In his response to being awarded the prize, Paul Anil Shah stated:

Paul Anil Shah sits at a desk with a book, writing on a sheet of paper with a pen.
“I'm very honoured - and surprised - to receive the MAPS Postgraduate Taught prize, especially as a mature student who was last in a lecture hall in 1991! I have a special debt of thanks to UCL's lecturers for rising to the challenge of delivering their courses online, to Prof. Ofer Lahav and Dr. Pablo Lemos for their encouragement during my project. I'm very pleased to be back with the department this year, continuing my research into supernovae and cosmology."

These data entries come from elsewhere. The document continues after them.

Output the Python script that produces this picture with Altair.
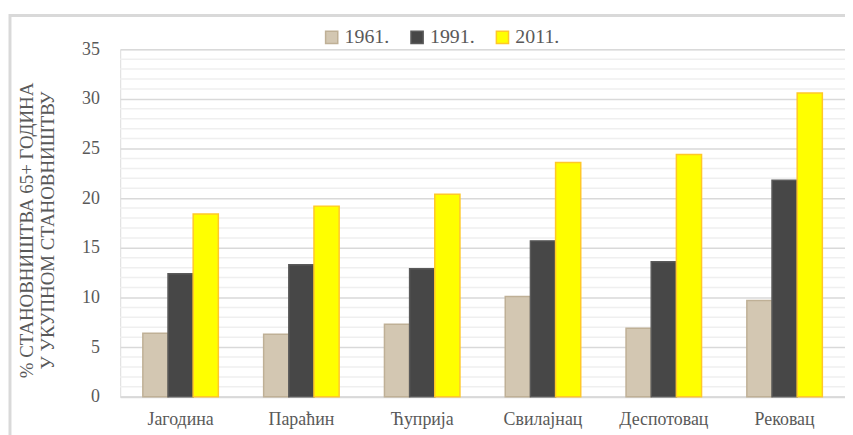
import altair as alt
import pandas as pd

towns = ["Јагодина", "Параћин", "Ћуприја", "Свилајнац", "Деспотовац", "Рековац"]
years = ["1961.", "1991.", "2011."]
v1961 = [6.4, 6.3, 7.3, 10.1, 6.9, 9.7]
v1991 = [12.4, 13.3, 12.9, 15.7, 13.6, 21.8]
v2011 = [18.4, 19.2, 20.4, 23.6, 24.4, 30.6]
minor_ticks = [v for v in range(1, 35) if v % 5 != 0]

rows = []
for i, t in enumerate(towns):
    for y, vals in zip(years, [v1961, v1991, v2011]):
        rows.append({"town": t, "year": y, "value": vals[i]})
df = pd.DataFrame(rows)

FONT = "Liberation Serif"
GRAY = "#595959"
W, H = 730, 350

fill_scale = alt.Scale(domain=years, range=["#d3c7b2", "#474747", "#ffff00"])
stroke_scale = alt.Scale(domain=years, range=["#bfb096", "#5a5a5a", "#ffc828"])

yaxis = alt.Axis(values=[0, 5, 10, 15, 20, 25, 30, 35],
                 title=["% СТАНОВНИШТВА 65+ ГОДИНА", "У УКУПНОМ СТАНОВНИШТВУ"],
                 titleFont=FONT, titleFontSize=19, titleFontWeight="normal",
                 titleColor=GRAY, titleAngle=-90, titleAlign="center",
                 titleBaseline="top", titleX=-103, titleY=182,
                 titleLineHeight=21,
                 labelFont=FONT, labelFontSize=18, labelColor=GRAY,
                 labelPadding=21, ticks=False, domain=False,
                 grid=True, gridColor="#d9d9d9", gridWidth=1.5)

minor = alt.Chart(pd.DataFrame({"value": minor_ticks})).mark_rule(
    color="#efefef", strokeWidth=1.5
).encode(y=alt.Y("value:Q", scale=alt.Scale(domain=[0, 35], nice=False), axis=yaxis))

bars = alt.Chart(df).mark_bar(strokeWidth=1.5).encode(
    x=alt.X("town:N", sort=towns,
            scale=alt.Scale(paddingInner=0, paddingOuter=0),
            axis=alt.Axis(title=None, labelAngle=0, labelFont=FONT, labelFontSize=18,
                          labelColor=GRAY, labelPadding=14, labelBaseline="top",
                          ticks=False, domainColor="#d9d9d9", domainWidth=2)),
    xOffset=alt.XOffset("year:N", sort=years,
                        scale=alt.Scale(paddingInner=0, paddingOuter=0.9)),
    y=alt.Y("value:Q", scale=alt.Scale(domain=[0, 35], nice=False), axis=yaxis),
    fill=alt.Fill("year:N", scale=fill_scale, sort=years,
                  legend=alt.Legend(title=None, orient="none", direction="horizontal",
                                    legendX=203, legendY=-22, symbolType="square",
                                    symbolSize=150, symbolStrokeWidth=1.5,
                                    labelFont=FONT, labelFontSize=20, labelColor=GRAY,
                                    labelOffset=3, columnPadding=18)),
    stroke=alt.Stroke("year:N", scale=stroke_scale, sort=years, legend=None),
)

border = alt.Chart(pd.DataFrame({"a": [0]})).mark_rect(
    fill=None, stroke="#d9d9d9", strokeWidth=3
).encode(x=alt.value(-111), x2=alt.value(W + 40), y=alt.value(-34), y2=alt.value(H + 80))

chart = alt.layer(minor, bars, border).properties(
    width=W, height=H,
    autosize=alt.AutoSizeParams(type="none"),
    padding={"left": 113, "top": 40, "right": 0, "bottom": 40},
).configure_view(stroke=None).configure(
    background="white", font=FONT
).configure_axis(labelFont=FONT, titleFont=FONT).configure_legend(labelFont=FONT)

chart.save("out.html", embed_options={"renderer": "svg", "actions": False})
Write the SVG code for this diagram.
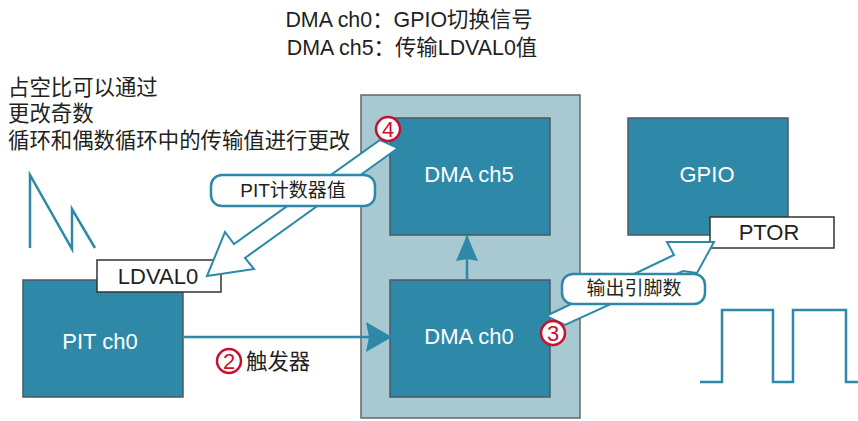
<svg xmlns="http://www.w3.org/2000/svg" width="858" height="421" viewBox="0 0 858 421">
<style>
text{font-family:"Liberation Sans","Noto Sans CJK SC",sans-serif;font-size:21.4px;fill:#231f20}
.m{text-anchor:middle}
.b{fill:#2d89a7;stroke:#4a5a60;stroke-width:1.5}
.w{fill:#fff;text-anchor:middle;font-size:22px}
.t{font-size:22px;text-anchor:middle}
.s{font-size:19px;text-anchor:middle}
.l{fill:#fff;stroke:#333;stroke-width:1.5}
.c{fill:none;stroke:#2d89a7;stroke-width:2.5}
.big{fill:#fff;stroke:#2d89a7;stroke-width:2}
.p{fill:#fff;stroke:#2d89a7;stroke-width:2.5}
.n{fill:#fff;stroke:#c8102e;stroke-width:2.5}
.nt{fill:#c8102e;text-anchor:middle;font-size:22px}
</style>
<defs>
<marker id="a" markerUnits="userSpaceOnUse" markerWidth="28" markerHeight="32" refX="26" refY="15" orient="auto"><path d="M0 0L26 15L0 30L3 15Z" fill="#2d89a7"/></marker>
<marker id="v" markerUnits="userSpaceOnUse" markerWidth="28" markerHeight="24" refX="26" refY="11" orient="auto"><path d="M0 0L26 11L0 22L2 11Z" fill="#2d89a7"/></marker>
</defs>
<rect x="0" y="0" width="858" height="421" fill="#fff"/>
<g id="caption"><text class="m" x="409" y="27">DMA ch0：GPIO切换信号</text><text class="m" x="412" y="55">DMA ch5：传输LDVAL0值</text></g>
<g id="note"><text x="8" y="95">占空比可以通过</text><text x="8" y="121">更改奇数</text><text x="8" y="148">循环和偶数循环中的传输值进行更改</text></g>
<g id="dma-container"><rect x="361" y="95" width="219" height="323" fill="#a8c9d2" stroke="#666" stroke-width="1.5"/></g>
<g id="dma-ch5"><rect class="b" x="390" y="118" width="160" height="117"/><text class="w" x="469" y="182">DMA ch5</text></g>
<g id="dma-ch0"><rect class="b" x="390" y="280" width="160" height="117"/><text class="w" x="469" y="344">DMA ch0</text></g>
<g id="pit-ch0"><rect class="b" x="23" y="280" width="160" height="117"/><text class="w" x="100" y="349">PIT ch0</text></g>
<g id="gpio"><rect class="b" x="628" y="118" width="160" height="117"/><text class="w" x="707" y="182">GPIO</text></g>
<g id="ldval0"><rect class="l" x="97" y="260" width="124" height="32"/><text class="t" x="158" y="284">LDVAL0</text></g>
<g id="ptor"><rect class="l" x="710" y="217" width="124" height="31"/><text class="t" x="769" y="240">PTOR</text></g>
<g id="connectors">
<path class="c" d="M184 337H392" marker-end="url(#a)"/>
<path class="c" d="M467 280V235" marker-end="url(#v)"/>
<path class="big" d="M380 140L398 148L245 258L254 269L207 276L225 232L234 244Z"/>
<path class="big" d="M546 316L674 255L667 242L714 242L697 273L683 271L565 325Z"/>
<path class="c" d="M30 248V175L72 249V209L95 248"/>
<path class="c" d="M700 382H722V310H773V382H793V310H846V382H858"/>
</g>
<g id="label-pit"><rect class="p" x="211" y="175" width="164" height="31" rx="11"/><text class="s" x="293" y="197">PIT计数器值</text></g>
<g id="label-out"><rect class="p" x="562" y="274" width="143" height="30" rx="11"/><text class="s" x="634" y="295">输出引脚数</text></g>
<g id="step-2"><circle class="n" cx="229" cy="361" r="12"/><text class="nt" x="229" y="369">2</text><text x="246" y="369">触发器</text></g>
<g id="step-3"><circle class="n" cx="553" cy="333" r="12"/><text class="nt" x="553" y="341">3</text></g>
<g id="step-4"><circle class="n" cx="388" cy="129" r="12"/><text class="nt" x="388" y="137">4</text></g>
</svg>
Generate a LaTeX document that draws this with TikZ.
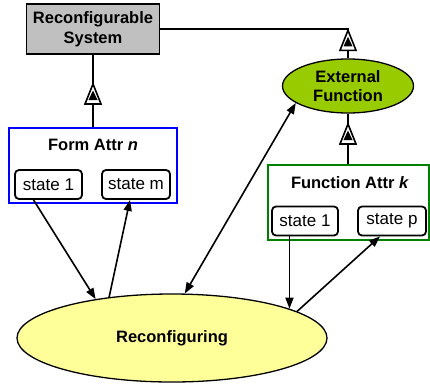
\documentclass[tikz,border=0pt]{standalone}
\usepackage{fontspec}
\setmainfont{Liberation Sans}
\usetikzlibrary{shapes.geometric,arrows.meta,decorations.markings}
\definecolor{sysgray}{HTML}{C0C0C0}
\definecolor{extgreen}{HTML}{99CC00}
\definecolor{reconfyellow}{HTML}{FFFF99}
\definecolor{attrgreen}{HTML}{008000}
\tikzset{
  gen/.style={postaction={decorate},decoration={markings,
    mark=at position #1 with {
      \draw[fill=white,line width=1.6pt] (0pt,0pt) -- (-20pt,8pt) -- (-20pt,-8pt) -- cycle;
      \fill (-6.5pt,0pt) -- (-16pt,4.5pt) -- (-16pt,-4.5pt) -- cycle;}}},
}
\begin{document}
\begin{tikzpicture}[x=1pt, y=-1pt,
    sysbox/.style={rectangle, draw, line width=1.5pt, fill=sysgray, minimum width=133, minimum height=50,
      align=center, inner sep=0pt, font=\fontsize{16.5}{19.5}\selectfont\bfseries},
    extell/.style={ellipse, draw, line width=1.3pt, fill=extgreen, minimum width=131, minimum height=54,
      align=center, inner sep=0pt, font=\fontsize{16.5}{19.5}\selectfont\bfseries},
    attrbox/.style={rectangle, line width=2pt, minimum height=75, inner sep=0pt},
    attrtitle/.style={inner sep=0pt, font=\fontsize{16.5}{19.5}\selectfont\bfseries},
    statebox/.style={rectangle, draw, rounded corners=4pt, line width=1.8pt, minimum height=29,
      inner sep=2pt, font=\fontsize{17}{20}\selectfont},
    reconfell/.style={ellipse, draw, line width=1.3pt, fill=reconfyellow, minimum width=310, minimum height=88,
      inner sep=0pt, font=\fontsize{16.5}{19.5}\selectfont\bfseries},
    conn/.style={line width=1.8pt},
    arr/.style={line width=1.6pt, -{Triangle[length=11pt,width=8pt]}}]
    \useasboundingbox (0,0) rectangle (430,383);
    % classes
    \node[sysbox] (sys) at (93,29) {Reconfigurable\\System};
    \node[extell] (ext) at (348,86) {External\\Function};
    % attributes with their states
    \node[attrbox, draw=blue, minimum width=168] (form) at (93,165.5) {};
    \node[attrtitle] (formtitle) at (93,145) {Form Attr \textit{n}};
    \node[statebox, minimum width=67] (fs1) at (48.5,184.5) {state 1};
    \node[statebox, minimum width=68] (fsm) at (136,184.5) {state m};
    \node[attrbox, draw=attrgreen, minimum width=161] (func) at (348,202.5) {};
    \node[attrtitle] (functitle) at (350,183) {Function Attr \textit{k}};
    \node[statebox, minimum width=66] (ks1) at (305,221) {state 1};
    \node[statebox, minimum width=68] (ksp) at (392,221) {state p};
    \node[reconfell] (reconf) at (172,338) {Reconfiguring};
    % generalisations
    \draw[conn, gen=43pt] (form.north) -- (sys.south);
    \draw[conn, gen=28pt] (ext.north) |- (sys.east);
    \draw[conn, gen=40pt] (func.north) -- (ext.south);
    % transitions
    \draw[arr] ([xshift=-15pt]fs1.south) -- (reconf.153);
    \draw[arr] (reconf.147) -- ([xshift=-6pt]fsm.south);
    \draw[arr, {Triangle[length=11pt,width=8pt]}-{Triangle[length=11pt,width=8pt]}] (reconf.74) -- (ext.198);
    \draw[arr] (reconf.14 |- ks1.south) -- (reconf.14);
    \draw[arr] (reconf.12.6) -- ([xshift=-12pt]ksp.south);
\end{tikzpicture}
\end{document}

Maymana Arefin - MSc in Science, Technology & Society

Maymana’s research supervisor Prof. Emily Dawson noted that:

“Working with Maymana over the time she’s been in the STS department has been a total joy & I could not be happier that’s she’s been awarded the UCL MAPS Faculty Postgraduate Prize for 2021. As her dissertation supervisor, I have to add that reading her dissertation was an absolute delight and on a parr with reading the best published writing that the multidiscipline of STS has to offer. Her work is grounded in social movements and contemporary politics, but simultaneously engages with complex STS theories in ways that provide new insights into science and society relationships. Her contributions to STS, in class, tutorials, the life of the department and in her writing will be cherished.”

Prof. Emma Tobin, Head of the Department, said:

“I am delighted that Maymana Arefin has been jointly awarded the UCL Faculty of Mathematical and Physical Sciences Postgraduate Taught Prize for 2021. Her work across our MSc programme was truly outstanding and often of publishable quality. Maymana took STS as a natural sciences student and has developed an outstanding trajectory in our field. Her work is a stunning example of the best kind of interdisciplinary work involving both natural sciences and STS. This has culminated in a highly sophisticated dissertation which proved her ability as an independent researcher in the field. Maymama is also our highest achieving BAME student. Congratulations Maymana, STS is very proud of you!”

In her response to being awarded the prize, Maymana Arefin stated:

Maymana sits on a set of steps with foliage in the background.
“I am incredibly honoured and grateful to have been awarded the MAPS Postgraduate Taught Prize for my research on mycorrhizal fungi, radical futures and care work. After an immensely challenging year, it feels very special to be recognised in this way. In particular, I am indebted to my wonderful supervisor, Professor Emily Dawson, and to my parents who have believed in me throughout. The subject of my work is urgent and I hope that it can inspire more radical, decolonial and feminist scholarship, both in the STS department, and across all of UCL.”